* BEGIN *

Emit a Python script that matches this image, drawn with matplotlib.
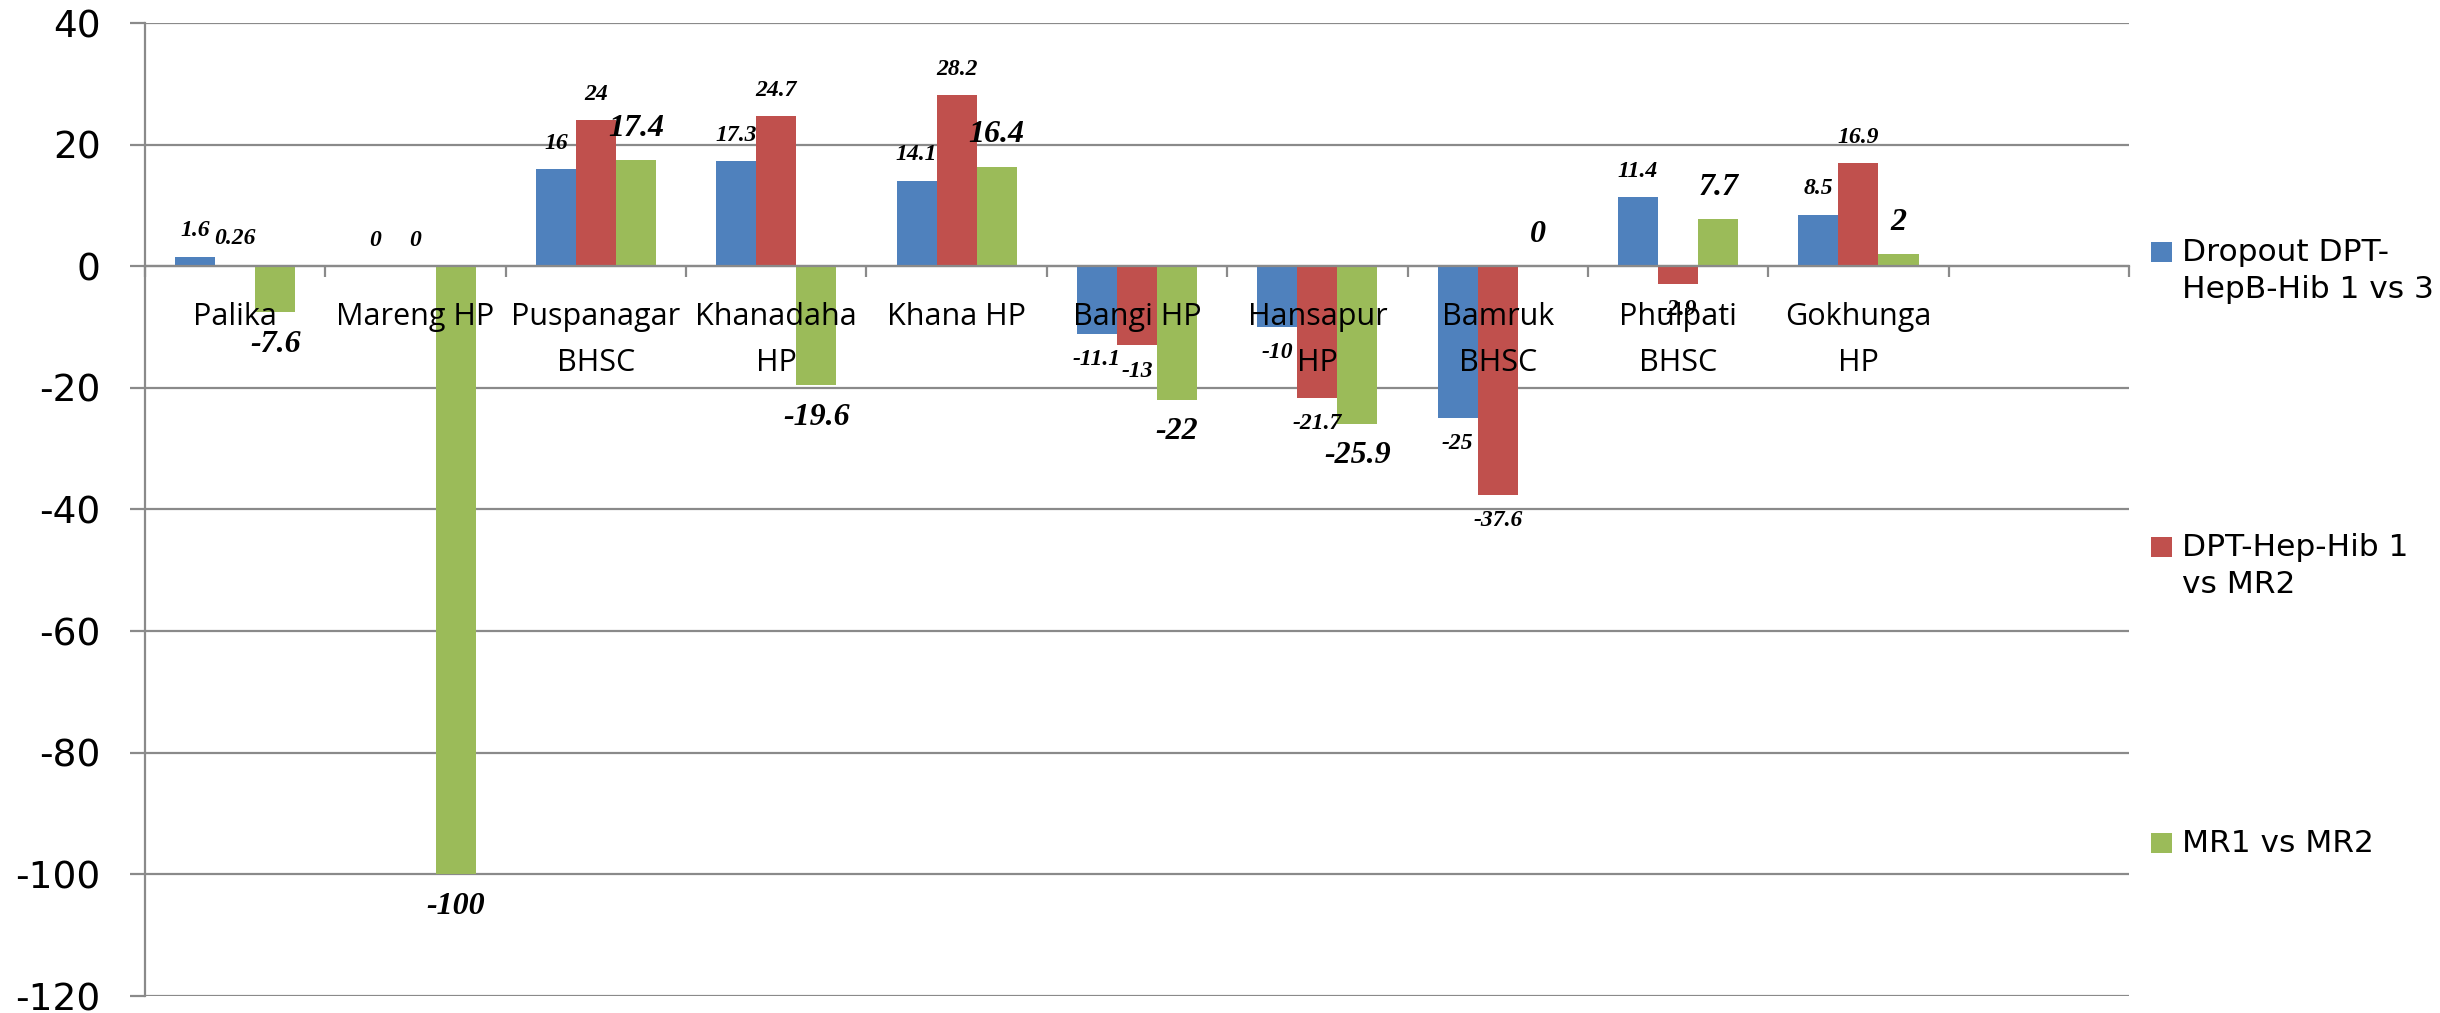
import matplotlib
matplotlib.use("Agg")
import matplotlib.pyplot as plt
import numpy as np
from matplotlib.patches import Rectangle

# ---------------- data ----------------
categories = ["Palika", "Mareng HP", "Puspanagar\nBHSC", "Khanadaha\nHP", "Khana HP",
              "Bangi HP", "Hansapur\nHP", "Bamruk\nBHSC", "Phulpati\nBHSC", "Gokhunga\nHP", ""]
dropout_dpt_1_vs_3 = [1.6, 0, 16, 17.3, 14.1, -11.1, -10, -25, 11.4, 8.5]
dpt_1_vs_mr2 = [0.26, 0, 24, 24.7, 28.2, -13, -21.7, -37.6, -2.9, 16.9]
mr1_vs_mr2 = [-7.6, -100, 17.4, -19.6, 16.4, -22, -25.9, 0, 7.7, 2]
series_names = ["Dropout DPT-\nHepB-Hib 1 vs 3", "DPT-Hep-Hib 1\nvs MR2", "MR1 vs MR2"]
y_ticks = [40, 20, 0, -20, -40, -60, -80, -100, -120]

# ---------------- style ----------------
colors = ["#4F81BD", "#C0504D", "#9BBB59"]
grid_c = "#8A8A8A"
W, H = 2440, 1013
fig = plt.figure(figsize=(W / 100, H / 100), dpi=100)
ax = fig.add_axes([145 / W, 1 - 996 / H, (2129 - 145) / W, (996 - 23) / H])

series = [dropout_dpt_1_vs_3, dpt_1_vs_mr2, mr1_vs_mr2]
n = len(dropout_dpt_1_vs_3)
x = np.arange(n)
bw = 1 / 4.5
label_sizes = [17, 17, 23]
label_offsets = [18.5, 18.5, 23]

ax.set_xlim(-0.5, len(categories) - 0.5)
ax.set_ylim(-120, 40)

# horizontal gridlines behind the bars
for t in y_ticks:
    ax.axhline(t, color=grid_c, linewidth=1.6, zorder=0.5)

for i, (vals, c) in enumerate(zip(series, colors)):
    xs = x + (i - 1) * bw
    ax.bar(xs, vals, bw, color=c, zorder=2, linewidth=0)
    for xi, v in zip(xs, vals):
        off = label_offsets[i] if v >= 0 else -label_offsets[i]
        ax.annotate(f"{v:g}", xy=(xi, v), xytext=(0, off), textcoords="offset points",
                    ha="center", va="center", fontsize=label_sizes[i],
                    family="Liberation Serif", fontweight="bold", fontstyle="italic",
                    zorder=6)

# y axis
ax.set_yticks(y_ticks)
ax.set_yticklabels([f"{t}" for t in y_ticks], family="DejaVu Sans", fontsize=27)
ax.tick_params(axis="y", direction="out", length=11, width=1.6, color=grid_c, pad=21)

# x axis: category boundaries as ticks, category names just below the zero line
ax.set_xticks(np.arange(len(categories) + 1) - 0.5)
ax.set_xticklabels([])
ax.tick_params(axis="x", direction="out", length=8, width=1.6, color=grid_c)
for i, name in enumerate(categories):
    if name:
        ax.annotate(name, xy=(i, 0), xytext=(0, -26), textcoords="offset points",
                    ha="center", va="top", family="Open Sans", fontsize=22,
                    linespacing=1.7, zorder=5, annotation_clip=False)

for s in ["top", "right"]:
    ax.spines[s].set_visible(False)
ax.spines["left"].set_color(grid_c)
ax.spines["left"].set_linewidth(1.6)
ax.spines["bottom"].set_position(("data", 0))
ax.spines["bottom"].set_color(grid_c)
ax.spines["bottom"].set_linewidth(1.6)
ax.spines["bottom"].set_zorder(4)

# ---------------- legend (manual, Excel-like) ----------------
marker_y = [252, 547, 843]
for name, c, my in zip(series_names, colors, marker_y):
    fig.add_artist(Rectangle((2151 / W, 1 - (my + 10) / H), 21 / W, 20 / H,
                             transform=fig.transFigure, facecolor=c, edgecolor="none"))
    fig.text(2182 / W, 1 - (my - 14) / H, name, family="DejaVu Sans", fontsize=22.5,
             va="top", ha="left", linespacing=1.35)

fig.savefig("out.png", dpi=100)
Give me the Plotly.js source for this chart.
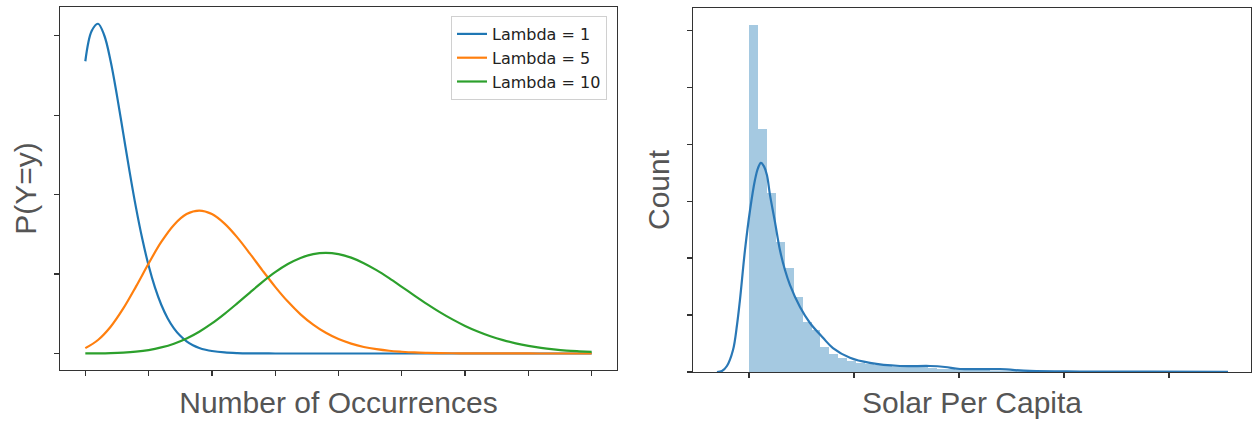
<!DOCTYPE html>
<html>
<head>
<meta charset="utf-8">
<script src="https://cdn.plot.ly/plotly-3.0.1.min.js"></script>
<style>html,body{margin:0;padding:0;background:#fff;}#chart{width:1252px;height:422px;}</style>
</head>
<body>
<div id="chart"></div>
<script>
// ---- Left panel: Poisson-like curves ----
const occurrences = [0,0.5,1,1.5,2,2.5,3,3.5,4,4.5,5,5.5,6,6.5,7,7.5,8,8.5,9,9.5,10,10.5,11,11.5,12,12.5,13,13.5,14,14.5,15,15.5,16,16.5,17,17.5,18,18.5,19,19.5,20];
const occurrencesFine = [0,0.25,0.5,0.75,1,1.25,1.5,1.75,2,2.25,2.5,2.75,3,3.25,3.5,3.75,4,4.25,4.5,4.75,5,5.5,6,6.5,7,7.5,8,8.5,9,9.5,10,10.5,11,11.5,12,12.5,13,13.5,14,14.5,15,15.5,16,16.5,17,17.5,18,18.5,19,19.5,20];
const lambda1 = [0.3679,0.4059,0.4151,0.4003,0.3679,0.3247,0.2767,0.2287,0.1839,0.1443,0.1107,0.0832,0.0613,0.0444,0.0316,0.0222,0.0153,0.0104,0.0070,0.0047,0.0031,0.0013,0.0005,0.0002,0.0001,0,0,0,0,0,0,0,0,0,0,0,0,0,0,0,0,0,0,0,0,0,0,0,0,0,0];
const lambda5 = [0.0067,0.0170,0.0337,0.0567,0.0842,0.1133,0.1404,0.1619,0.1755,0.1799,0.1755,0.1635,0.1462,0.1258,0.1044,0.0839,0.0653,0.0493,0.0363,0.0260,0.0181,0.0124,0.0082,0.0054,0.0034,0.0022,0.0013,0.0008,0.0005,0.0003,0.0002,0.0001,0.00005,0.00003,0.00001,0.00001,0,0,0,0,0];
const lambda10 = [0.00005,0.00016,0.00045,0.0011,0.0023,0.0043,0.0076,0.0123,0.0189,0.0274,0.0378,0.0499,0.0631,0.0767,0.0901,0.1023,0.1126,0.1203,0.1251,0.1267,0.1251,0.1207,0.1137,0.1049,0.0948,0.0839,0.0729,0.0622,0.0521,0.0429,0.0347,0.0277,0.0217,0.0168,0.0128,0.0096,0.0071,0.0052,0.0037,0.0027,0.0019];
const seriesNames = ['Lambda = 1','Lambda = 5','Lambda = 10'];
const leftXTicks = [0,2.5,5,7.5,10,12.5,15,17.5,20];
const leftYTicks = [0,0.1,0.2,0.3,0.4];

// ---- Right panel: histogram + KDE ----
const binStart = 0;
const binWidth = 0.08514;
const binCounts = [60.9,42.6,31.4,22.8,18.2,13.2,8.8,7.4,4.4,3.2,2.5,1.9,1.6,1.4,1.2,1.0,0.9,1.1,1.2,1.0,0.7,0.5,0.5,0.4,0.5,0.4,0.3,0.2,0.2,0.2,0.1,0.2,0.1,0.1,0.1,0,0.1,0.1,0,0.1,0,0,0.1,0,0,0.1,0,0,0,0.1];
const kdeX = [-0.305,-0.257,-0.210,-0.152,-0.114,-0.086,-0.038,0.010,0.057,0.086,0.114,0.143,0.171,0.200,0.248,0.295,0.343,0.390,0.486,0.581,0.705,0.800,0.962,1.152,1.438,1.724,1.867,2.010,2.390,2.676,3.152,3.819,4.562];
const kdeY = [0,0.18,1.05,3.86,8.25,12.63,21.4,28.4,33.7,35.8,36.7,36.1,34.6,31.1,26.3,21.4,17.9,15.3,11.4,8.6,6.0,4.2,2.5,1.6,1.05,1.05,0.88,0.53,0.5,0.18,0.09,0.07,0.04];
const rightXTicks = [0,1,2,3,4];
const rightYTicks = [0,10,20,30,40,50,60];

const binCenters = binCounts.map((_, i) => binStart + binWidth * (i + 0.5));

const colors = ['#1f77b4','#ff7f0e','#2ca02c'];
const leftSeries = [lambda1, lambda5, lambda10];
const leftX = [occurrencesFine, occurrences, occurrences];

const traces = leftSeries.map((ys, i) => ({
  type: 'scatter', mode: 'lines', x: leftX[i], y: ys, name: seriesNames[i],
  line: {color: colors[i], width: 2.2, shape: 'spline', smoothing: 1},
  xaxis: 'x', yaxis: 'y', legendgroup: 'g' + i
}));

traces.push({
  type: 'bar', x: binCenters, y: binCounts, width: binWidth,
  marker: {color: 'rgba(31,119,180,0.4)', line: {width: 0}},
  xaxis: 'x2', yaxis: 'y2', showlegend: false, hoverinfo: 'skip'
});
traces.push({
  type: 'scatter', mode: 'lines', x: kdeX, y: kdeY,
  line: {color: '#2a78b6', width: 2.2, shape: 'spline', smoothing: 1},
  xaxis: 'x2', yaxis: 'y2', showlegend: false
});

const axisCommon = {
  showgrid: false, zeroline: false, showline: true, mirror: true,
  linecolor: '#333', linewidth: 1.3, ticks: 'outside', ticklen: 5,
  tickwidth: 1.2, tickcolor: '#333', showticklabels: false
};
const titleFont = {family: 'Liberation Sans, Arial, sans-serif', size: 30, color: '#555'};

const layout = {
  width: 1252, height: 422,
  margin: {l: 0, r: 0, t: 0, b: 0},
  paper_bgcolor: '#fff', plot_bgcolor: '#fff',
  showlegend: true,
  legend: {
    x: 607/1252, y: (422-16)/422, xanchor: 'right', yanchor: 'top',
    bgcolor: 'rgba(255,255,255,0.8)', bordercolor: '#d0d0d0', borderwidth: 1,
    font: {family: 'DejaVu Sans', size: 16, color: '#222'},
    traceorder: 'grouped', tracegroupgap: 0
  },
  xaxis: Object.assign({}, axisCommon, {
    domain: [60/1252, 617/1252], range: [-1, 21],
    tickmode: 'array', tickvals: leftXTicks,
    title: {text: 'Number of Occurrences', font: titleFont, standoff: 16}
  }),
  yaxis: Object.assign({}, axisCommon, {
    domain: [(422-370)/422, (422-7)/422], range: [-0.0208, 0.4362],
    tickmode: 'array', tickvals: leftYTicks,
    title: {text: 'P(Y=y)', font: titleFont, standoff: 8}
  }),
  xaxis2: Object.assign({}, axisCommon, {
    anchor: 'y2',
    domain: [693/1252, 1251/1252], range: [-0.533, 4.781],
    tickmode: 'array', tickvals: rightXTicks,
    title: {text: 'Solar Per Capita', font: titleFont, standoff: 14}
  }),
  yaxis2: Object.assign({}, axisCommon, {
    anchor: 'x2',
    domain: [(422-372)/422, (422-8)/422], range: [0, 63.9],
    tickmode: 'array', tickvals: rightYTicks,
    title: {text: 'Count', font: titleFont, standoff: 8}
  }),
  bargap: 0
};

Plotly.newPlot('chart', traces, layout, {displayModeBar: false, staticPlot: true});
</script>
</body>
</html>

* END *

What is asked
Could the lines from the top of the material through the line with "ax.axhline(t, color=grid_c, linewidth=1.6, zorder=0.5)" be repeated exactly, pictures left out?

Written reply
Emit a Python script that matches this image, drawn with matplotlib.
import matplotlib
matplotlib.use("Agg")
import matplotlib.pyplot as plt
import numpy as np
from matplotlib.patches import Rectangle

# ---------------- data ----------------
categories = ["Palika", "Mareng HP", "Puspanagar\nBHSC", "Khanadaha\nHP", "Khana HP",
              "Bangi HP", "Hansapur\nHP", "Bamruk\nBHSC", "Phulpati\nBHSC", "Gokhunga\nHP", ""]
dropout_dpt_1_vs_3 = [1.6, 0, 16, 17.3, 14.1, -11.1, -10, -25, 11.4, 8.5]
dpt_1_vs_mr2 = [0.26, 0, 24, 24.7, 28.2, -13, -21.7, -37.6, -2.9, 16.9]
mr1_vs_mr2 = [-7.6, -100, 17.4, -19.6, 16.4, -22, -25.9, 0, 7.7, 2]
series_names = ["Dropout DPT-\nHepB-Hib 1 vs 3", "DPT-Hep-Hib 1\nvs MR2", "MR1 vs MR2"]
y_ticks = [40, 20, 0, -20, -40, -60, -80, -100, -120]

# ---------------- style ----------------
colors = ["#4F81BD", "#C0504D", "#9BBB59"]
grid_c = "#8A8A8A"
W, H = 2440, 1013
fig = plt.figure(figsize=(W / 100, H / 100), dpi=100)
ax = fig.add_axes([145 / W, 1 - 996 / H, (2129 - 145) / W, (996 - 23) / H])

series = [dropout_dpt_1_vs_3, dpt_1_vs_mr2, mr1_vs_mr2]
n = len(dropout_dpt_1_vs_3)
x = np.arange(n)
bw = 1 / 4.5
label_sizes = [17, 17, 23]
label_offsets = [18.5, 18.5, 23]

ax.set_xlim(-0.5, len(categories) - 0.5)
ax.set_ylim(-120, 40)

# horizontal gridlines behind the bars
for t in y_ticks:
    ax.axhline(t, color=grid_c, linewidth=1.6, zorder=0.5)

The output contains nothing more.